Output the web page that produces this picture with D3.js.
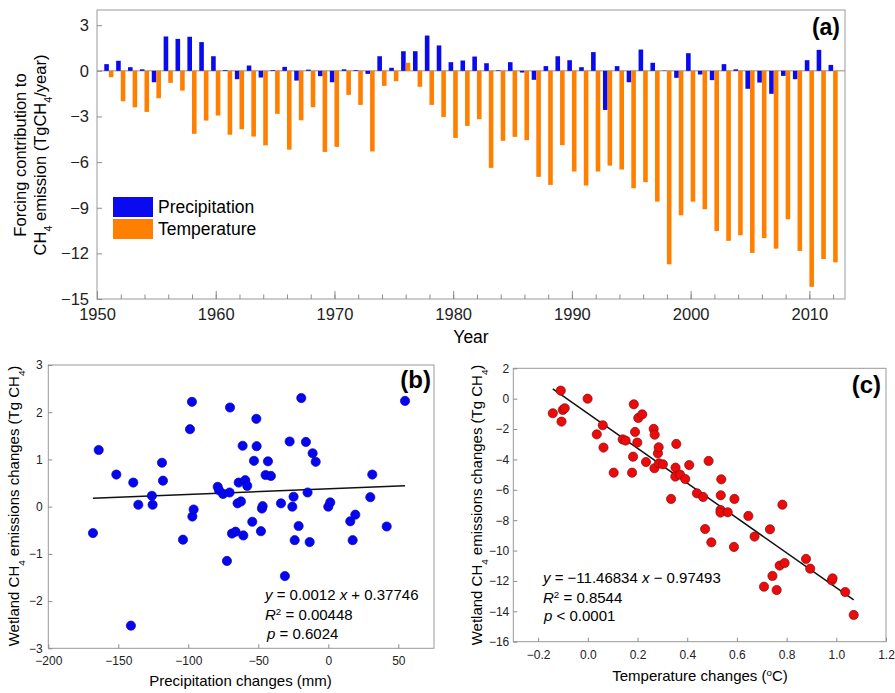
<!DOCTYPE html>
<html>
<head>
<meta charset="utf-8">
<script src="https://cdn.jsdelivr.net/npm/d3@7"></script>
<style>
  body { margin: 0; background: #fff; }
  svg { font-family: "Liberation Sans", Arial, sans-serif; }
  .axis path { display: none; }
  .axis line { stroke: #8c8c8c; }
  .axis text { fill: #222; }
</style>
</head>
<body>
<svg id="chart" width="895" height="693"></svg>
<script>
// (a) forcing contribution per year
const years = [1951, 1952, 1953, 1954, 1955, 1956, 1957, 1958, 1959, 1960,
  1961, 1962, 1963, 1964, 1965, 1966, 1967, 1968, 1969, 1970,
  1971, 1972, 1973, 1974, 1975, 1976, 1977, 1978, 1979, 1980,
  1981, 1982, 1983, 1984, 1985, 1986, 1987, 1988, 1989, 1990,
  1991, 1992, 1993, 1994, 1995, 1996, 1997, 1998, 1999, 2000,
  2001, 2002, 2003, 2004, 2005, 2006, 2007, 2008, 2009, 2010,
  2011, 2012];
const precipForcing = [0.44, 0.66, 0.24, 0.10, -0.75, 2.26, 2.10, 2.24, 1.89, 0.96,
  0.05, -0.55, 0.35, -0.44, 0.05, 0.26, -0.64, 0.08, -0.35, -0.75,
  0.10, 0.05, -0.20, 0.96, 0.20, 1.29, 1.29, 2.32, 1.67, 0.57,
  0.68, 0.94, 0.50, 0.04, 0.57, -0.11, -0.59, 0.31, 0.96, 0.70,
  0.24, 1.23, -2.57, 0.31, -0.75, 1.40, 0.53, 0.02, -0.46, 1.16,
  -0.24, -0.61, 0.44, 0.10, -1.18, -0.77, -1.51, -0.33, -0.55, 0.70,
  1.38, 0.39];
const tempForcing = [-0.42, -2.0, -2.4, -2.7, -1.8, -0.79, -1.3, -4.14, -3.27, -2.94,
  -4.2, -3.84, -4.32, -4.9, -2.83, -5.18, -3.25, -2.39, -5.33, -5.0,
  -1.58, -2.24, -5.3, -0.99, -0.68, 0.53, -1.05, -2.24, -3.03, -4.41,
  -3.62, -3.18, -6.38, -4.6, -4.34, -4.56, -6.97, -7.5, -4.89, -6.62,
  -7.54, -6.62, -6.23, -6.49, -7.72, -7.32, -8.6, -12.72, -9.5, -8.6,
  -9.1, -10.53, -11.18, -10.81, -11.97, -11.0, -11.69, -9.76, -11.84, -14.2,
  -12.37, -12.59];
const yTicksA = [3, 0, -3, -6, -9, -12, -15];
const xTicksA = [1950, 1960, 1970, 1980, 1990, 2000, 2010];

// (b) precipitation changes vs emission changes
const precipChange = [-168.1, -164.0, -151.4, -139.3, -135.7, -141.0, -126.0, -125.5, -118.8, -118.1,
  -103.8, -98.8, -97.4, -97.1, -96.2, -79.0, -78.1, -75.2, -70.5, -70.2,
  -72.4, -68.8, -66.2, -64.0, -64.8, -62.4, -61.2, -60.7, -59.3, -57.9,
  -54.3, -53.1, -51.4, -51.2, -48.1, -47.4, -46.9, -44.8, -43.1, -41.0,
  -33.8, -31.0, -27.6, -25.7, -24.8, -24.0, -21.2, -19.3, -16.0, -14.8,
  -13.3, -11.2, -9.0, 0.0, 1.4, 15.7, 17.4, 19.3, 30.0, 31.4,
  41.7, 54.8];
const emisB = [-0.56, 1.20, 0.68, 0.51, 0.04, -2.52, 0.23, 0.04, 0.93, 0.55,
  -0.70, 1.64, 2.22, -0.21, -0.06, 0.42, 0.35, 0.27, 0.30, 2.10,
  -1.15, -0.57, -0.53, 0.51, 0.07, 0.11, 1.29, -0.61, 0.56, 0.44,
  -0.32, 0.97, 1.86, 1.28, -0.52, -0.04, 0.01, 0.67, 0.96, 0.65,
  0.07, -1.47, 1.38, 0.00, 0.21, -0.71, -0.41, 2.30, 1.37, 0.30,
  -0.75, 1.13, 0.95, 0.00, 0.09, -0.31, -0.71, -0.17, 0.20, 0.68,
  -0.42, 2.24];
const fitB = { slope: 0.0012, intercept: 0.37746 };

// (c) temperature changes vs emission changes
const tempChange = [-0.141, -0.109, -0.106, -0.101, -0.093, -0.001, 0.036, 0.060, 0.063, 0.104,
  0.140, 0.152, 0.178, 0.182, 0.185, 0.190, 0.199, 0.203, 0.219, 0.234,
  0.265, 0.269, 0.268, 0.282, 0.285, 0.286, 0.302, 0.335, 0.352, 0.353,
  0.356, 0.371, 0.392, 0.408, 0.439, 0.464, 0.472, 0.486, 0.497, 0.534,
  0.534, 0.535, 0.537, 0.563, 0.590, 0.588, 0.646, 0.671, 0.709, 0.733,
  0.743, 0.760, 0.772, 0.783, 0.792, 0.878, 0.895, 0.982, 0.985, 1.036,
  1.070];
const emisC = [-0.96, 0.53, -1.51, -0.74, -0.63, 0.00, -2.35, -1.75, -3.22, -4.87,
  -2.68, -2.76, -4.87, -3.82, -0.37, -2.19, -2.89, -1.27, -1.03, -4.17,
  -1.99, -2.37, -4.58, -3.60, -3.20, -4.26, -4.32, -6.60, -5.13, -4.54,
  -2.98, -5.00, -5.29, -4.37, -6.23, -6.47, -8.58, -4.10, -9.46, -7.33,
  -7.50, -6.36, -5.31, -7.48, -6.60, -9.76, -7.72, -9.08, -12.38, -8.60,
  -11.67, -12.60, -10.99, -6.98, -10.82, -10.55, -11.19, -11.96, -11.83, -12.73,
  -14.24];
const fitC = { slope: -11.46834, intercept: -0.97493 };

const svg = d3.select('#chart');

// helper: text runs with sub/superscripts and italics
function addSub(text, parts) {
    parts.forEach(p => {
        const t = text.append('tspan').text(p.t);
        if (p.sub) t.attr('baseline-shift', 'sub').attr('font-size', '0.65em');
        if (p.sup) t.attr('baseline-shift', 'super').attr('font-size', '0.65em');
        if (p.it) t.attr('font-style', 'italic');
    });
    return text;
}

// ---------- panel (a) ----------
const xA = d3.scaleLinear().domain([1950, 2013]).range([97, 845]);
const yA = d3.scaleLinear().domain([-15, 4]).range([299, 10]);
const gA = svg.append('g');

gA.append('rect')
    .attr('x', xA(1950)).attr('y', yA(4))
    .attr('width', xA(2013) - xA(1950)).attr('height', yA(-15) - yA(4))
    .attr('fill', 'none').attr('stroke', '#999');

gA.append('line')
    .attr('x1', xA(1950)).attr('x2', xA(2013))
    .attr('y1', yA(0)).attr('y2', yA(0))
    .attr('stroke', '#8c8c8c');

const barW = 4.6;
gA.selectAll('rect.precip')
    .data(years)
    .enter().append('rect')
    .attr('class', 'precip')
    .attr('x', d => xA(d) - barW)
    .attr('width', barW)
    .attr('y', (d, i) => yA(Math.max(0, precipForcing[i])))
    .attr('height', (d, i) => Math.abs(yA(precipForcing[i]) - yA(0)))
    .attr('fill', '#0a0af0');

gA.selectAll('rect.temp')
    .data(years)
    .enter().append('rect')
    .attr('class', 'temp')
    .attr('x', d => xA(d))
    .attr('width', barW)
    .attr('y', (d, i) => yA(Math.max(0, tempForcing[i])))
    .attr('height', (d, i) => Math.abs(yA(tempForcing[i]) - yA(0)))
    .attr('fill', '#ff8000');

gA.append('g').attr('class', 'axis')
    .attr('transform', `translate(0,${yA(-15)})`)
    .call(d3.axisBottom(xA).tickValues(d3.range(1950, 2013, 2)).tickSize(-4.5).tickFormat(''));
gA.append('g').attr('class', 'axis')
    .attr('transform', `translate(0,${yA(-15)})`)
    .call(d3.axisBottom(xA).tickValues(xTicksA).tickSize(-8).tickPadding(9).tickFormat(d3.format('d')))
    .selectAll('text').attr('font-size', 16.5);
gA.append('g').attr('class', 'axis')
    .attr('transform', `translate(${xA(1950)},0)`)
    .call(d3.axisLeft(yA).tickValues(yTicksA).tickSize(-5).tickPadding(8).tickFormat(d3.format('d')))
    .selectAll('text').attr('font-size', 16.5);

gA.append('text').attr('x', (xA(1950) + xA(2013)) / 2).attr('y', 343)
    .attr('text-anchor', 'middle').attr('font-size', 17.5).text('Year');

gA.append('text').attr('transform', 'translate(26,155) rotate(-90)')
    .attr('text-anchor', 'middle').attr('font-size', 16.5)
    .text('Forcing contribution to');
addSub(gA.append('text').attr('transform', 'translate(46,155) rotate(-90)')
    .attr('text-anchor', 'middle').attr('font-size', 16.5),
    [{t: 'CH'}, {t: '4', sub: true}, {t: ' emission (TgCH'}, {t: '4', sub: true}, {t: '/year)'}]);

gA.append('text').attr('x', 840).attr('y', 35).attr('text-anchor', 'end')
    .attr('font-size', 23).attr('font-weight', 'bold').text('(a)');

const legend = [{label: 'Precipitation', color: '#0a0af0'}, {label: 'Temperature', color: '#ff8000'}];
legend.forEach((l, i) => {
    gA.append('rect').attr('x', 113).attr('y', 197 + i * 22).attr('width', 40).attr('height', 20)
        .attr('fill', l.color);
    gA.append('text').attr('x', 158).attr('y', 213 + i * 22).attr('font-size', 17.5).text(l.label);
});

// ---------- scatter panels ----------
function scatter(opts) {
    const g = svg.append('g');
    const x = d3.scaleLinear().domain(opts.xDomain).range(opts.xRange);
    const y = d3.scaleLinear().domain(opts.yDomain).range(opts.yRange);

    g.append('rect')
        .attr('x', opts.xRange[0]).attr('y', opts.yRange[1])
        .attr('width', opts.xRange[1] - opts.xRange[0]).attr('height', opts.yRange[0] - opts.yRange[1])
        .attr('fill', 'none').attr('stroke', '#999');

    g.append('g').attr('class', 'axis')
        .attr('transform', `translate(0,${opts.yRange[0]})`)
        .call(d3.axisBottom(x).tickValues(opts.xTicks).tickSize(-4).tickPadding(opts.xPad).tickFormat(opts.xFormat))
        .selectAll('text').attr('font-size', 12);
    g.append('g').attr('class', 'axis')
        .attr('transform', `translate(${opts.xRange[0]},0)`)
        .call(d3.axisLeft(y).tickValues(opts.yTicks).tickSize(-4).tickPadding(opts.yPad).tickFormat(d3.format('d')))
        .selectAll('text').attr('font-size', 12);

    const ext = d3.extent(opts.xs);
    g.append('line')
        .attr('x1', x(ext[0])).attr('y1', y(opts.fit.slope * ext[0] + opts.fit.intercept))
        .attr('x2', x(ext[1])).attr('y2', y(opts.fit.slope * ext[1] + opts.fit.intercept))
        .attr('stroke', '#111').attr('stroke-width', 1.5);

    g.selectAll('circle')
        .data(opts.xs)
        .enter().append('circle')
        .attr('cx', d => x(d))
        .attr('cy', (d, i) => y(opts.ys[i]))
        .attr('r', 4.6)
        .attr('fill', opts.color)
        .attr('stroke', opts.stroke)
        .attr('stroke-width', 0.7);

    return g;
}

const gB = scatter({
    xs: precipChange, ys: emisB, fit: fitB,
    xDomain: [-200, 75.5], xRange: [48.3, 434],
    yDomain: [-3, 3], yRange: [648.3, 365],
    xTicks: [-200, -150, -100, -50, 0, 50], yTicks: [-3, -2, -1, 0, 1, 2, 3],
    xFormat: d3.format('d'), xPad: 8.5, yPad: 5.5,
    color: '#0505ee', stroke: '#0505c0'
});
gB.append('text').attr('x', 240.5).attr('y', 686).attr('text-anchor', 'middle').attr('font-size', 15)
    .text('Precipitation changes (mm)');
addSub(gB.append('text').attr('transform', 'translate(18.5,506) rotate(-90)')
    .attr('text-anchor', 'middle').attr('font-size', 15),
    [{t: 'Wetland CH'}, {t: '4', sub: true}, {t: ' emissions changes (Tg CH'}, {t: '4', sub: true}, {t: ')'}]);
gB.append('text').attr('x', 431).attr('y', 388).attr('text-anchor', 'end')
    .attr('font-size', 24).attr('font-weight', 'bold').text('(b)');
addSub(gB.append('text').attr('x', 265).attr('y', 600).attr('font-size', 15),
    [{t: 'y', it: true}, {t: ' = 0.0012 '}, {t: 'x', it: true}, {t: ' + 0.37746'}]);
addSub(gB.append('text').attr('x', 265).attr('y', 620).attr('font-size', 15),
    [{t: 'R', it: true}, {t: '2', sup: true}, {t: ' = 0.00448'}]);
addSub(gB.append('text').attr('x', 267).attr('y', 639).attr('font-size', 15),
    [{t: 'p', it: true}, {t: ' = 0.6024'}]);

const gC = scatter({
    xs: tempChange, ys: emisC, fit: fitC,
    xDomain: [-0.3, 1.2], xRange: [513.3, 886],
    yDomain: [-16, 2], yRange: [641.7, 368.3],
    xTicks: [-0.2, 0, 0.2, 0.4, 0.6, 0.8, 1.0, 1.2], yTicks: [2, 0, -2, -4, -6, -8, -10, -12, -14, -16],
    xFormat: d3.format('.1f'), xPad: 8.5, yPad: 4,
    color: '#ee0a0a', stroke: '#7a1010'
});
addSub(gC.append('text').attr('x', 700).attr('y', 681).attr('text-anchor', 'middle').attr('font-size', 15),
    [{t: 'Temperature changes ('}, {t: 'o', sup: true}, {t: 'C)'}]);
addSub(gC.append('text').attr('transform', 'translate(482,505) rotate(-90)')
    .attr('text-anchor', 'middle').attr('font-size', 15),
    [{t: 'Wetland CH'}, {t: '4', sub: true}, {t: ' emissions changes (Tg CH'}, {t: '4', sub: true}, {t: ')'}]);
gC.append('text').attr('x', 881).attr('y', 393).attr('text-anchor', 'end')
    .attr('font-size', 24).attr('font-weight', 'bold').text('(c)');
addSub(gC.append('text').attr('x', 543).attr('y', 583).attr('font-size', 15),
    [{t: 'y', it: true}, {t: ' = \u221211.46834 '}, {t: 'x', it: true}, {t: ' \u2212 0.97493'}]);
addSub(gC.append('text').attr('x', 543).attr('y', 602.5).attr('font-size', 15),
    [{t: 'R', it: true}, {t: '2', sup: true}, {t: ' = 0.8544'}]);
addSub(gC.append('text').attr('x', 544).attr('y', 621).attr('font-size', 15),
    [{t: 'p', it: true}, {t: ' < 0.0001'}]);
</script>
</body>
</html>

━━━

■ **REQUIRED WORK**
Write down every line of the data above that includes the string "with".

■ **FULL RESPONSE**
Output the web page that produces this picture with D3.js.
// helper: text runs with sub/superscripts and italics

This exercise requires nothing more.